The Mells River flows through the eastern Mendip Hills in Somerset, England. It rises at Gurney Slade and flows east joining the River Frome at Frome.

The river forms one of the boundaries of Mells Park, a country house estate in Mells. A few kilometres downstream it flows between the pre-Roman fortifications of Wadbury Camp to the north and Tedbury Camp to the south. The river flows through the western part of the Harridge Woods nature reserve.

Mells River also powered the Old Ironstone Works and several other mills set up by James Fussell III in 1744. It is now a 0.25 hectare biological Site of Special Scientific Interest, as it is used by both Greater and Lesser Horseshoe Bats.

Vobster Inn Bridge, which carries the lane over the Mells River, is dated 1764, and is Grade II listed.
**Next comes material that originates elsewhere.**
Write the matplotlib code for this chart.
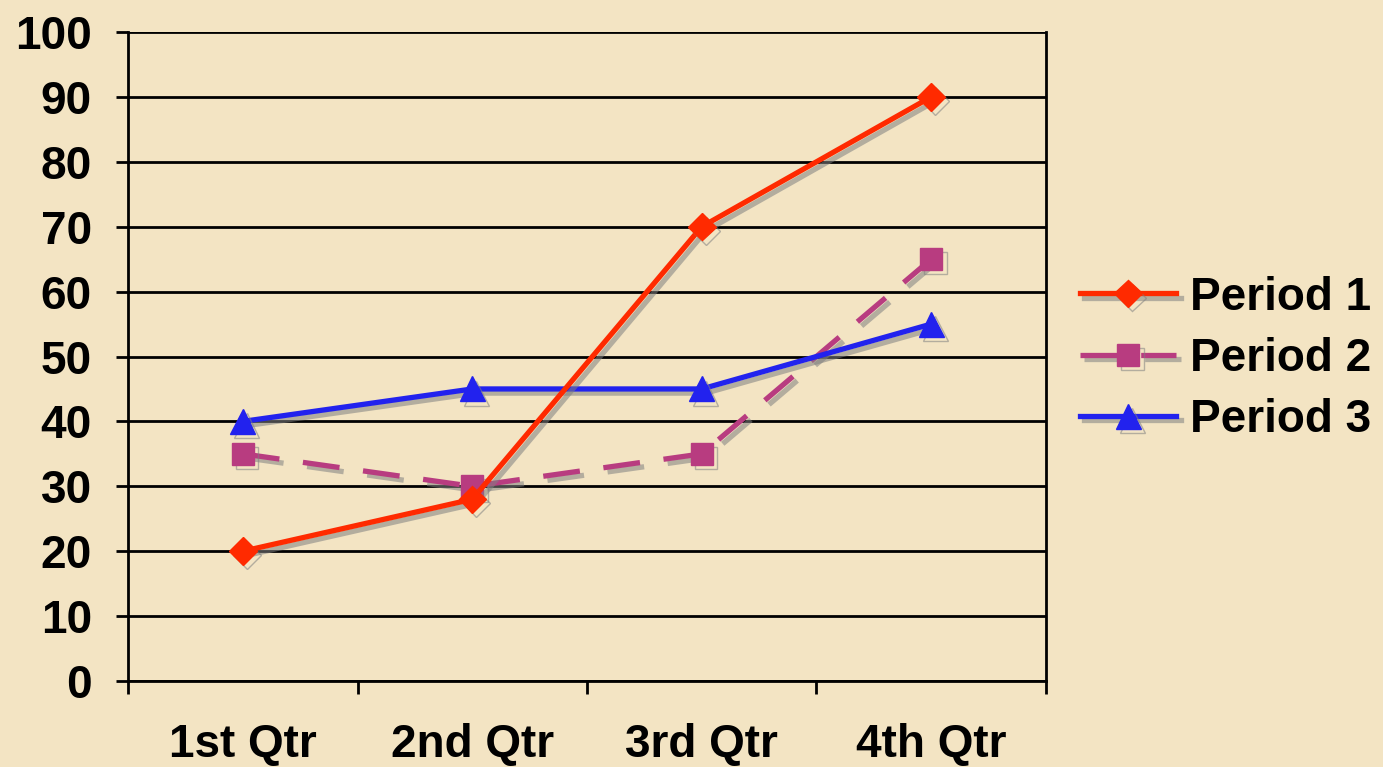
import matplotlib.pyplot as plt
import matplotlib.patheffects as pe
import numpy as np

categories = ['1st Qtr', '2nd Qtr', '3rd Qtr', '4th Qtr']
period1 = [20, 28, 70, 90]
period2 = [35, 30, 35, 65]
period3 = [40, 45, 45, 55]

bg = '#F3E4C3'
plt.rcParams['font.family'] = ['Liberation Sans', 'DejaVu Sans']
plt.rcParams['font.weight'] = 'bold'

fig = plt.figure(figsize=(13.83, 7.67), dpi=100, facecolor=bg)
ax = fig.add_axes([0.0926, 0.1121, 0.6637, 0.8462])
ax.set_facecolor(bg)

x = np.arange(len(categories))
shadow = [pe.SimpleLineShadow(offset=(3, -3), shadow_color='#808080', alpha=0.55), pe.Normal()]

ax.plot(x, period1, color='#FF2A00', lw=3.8, marker='D', ms=14, label='Period 1',
        path_effects=shadow, zorder=5)
ax.plot(x, period2, color='#B83C80', lw=3.8, marker='s', ms=16, dashes=(7, 4.5),
        label='Period 2', path_effects=shadow, zorder=4)
ax.plot(x, period3, color='#2222EE', lw=3.8, marker='^', ms=18, label='Period 3',
        path_effects=shadow, zorder=4)

ax.set_xlim(-0.5, 3.5)
ax.set_ylim(0, 100)
ax.set_yticks(np.arange(0, 101, 10))
ax.grid(axis='y', color='black', lw=2)
ax.set_axisbelow(True)

ax.set_xticks(x)
ax.set_xticklabels(categories)
ax.set_xticks(np.arange(-0.5, 4, 1), minor=True)
ax.tick_params(axis='x', which='major', length=0, pad=30, labelsize=33)
ax.tick_params(axis='x', which='minor', length=9, width=2, direction='out')
ax.tick_params(axis='y', length=9, width=2, direction='out', pad=17, labelsize=33)

for s in ax.spines.values():
    s.set_linewidth(2)
ax.spines['top'].set_visible(False)

leg = fig.legend(loc='center left', bbox_to_anchor=(0.781, 0.532), frameon=False,
                 fontsize=33, handlelength=2.1, labelspacing=0.38, handletextpad=0.3,
                 borderaxespad=0, borderpad=0)

fig.savefig('out.png', dpi=100, facecolor=bg)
At Great Elm the Murtry Aqueduct, built around 1795, carried the Dorset and Somerset Canal over the river.

The river takes the outfall from Whatley Quarry. Downstream of the outfall is the Mells River Sink. This acts as a spring when the water table is high and as a sink into underground aquifers, through the Limestone, when the water table is low. Water tracing showed this to be part of an underground part of the river 2.5 kilometres (1.6 mi) long. Archaeological investigations found the remains of woolly rhinoceros bones and a 1st-century bronze brooch.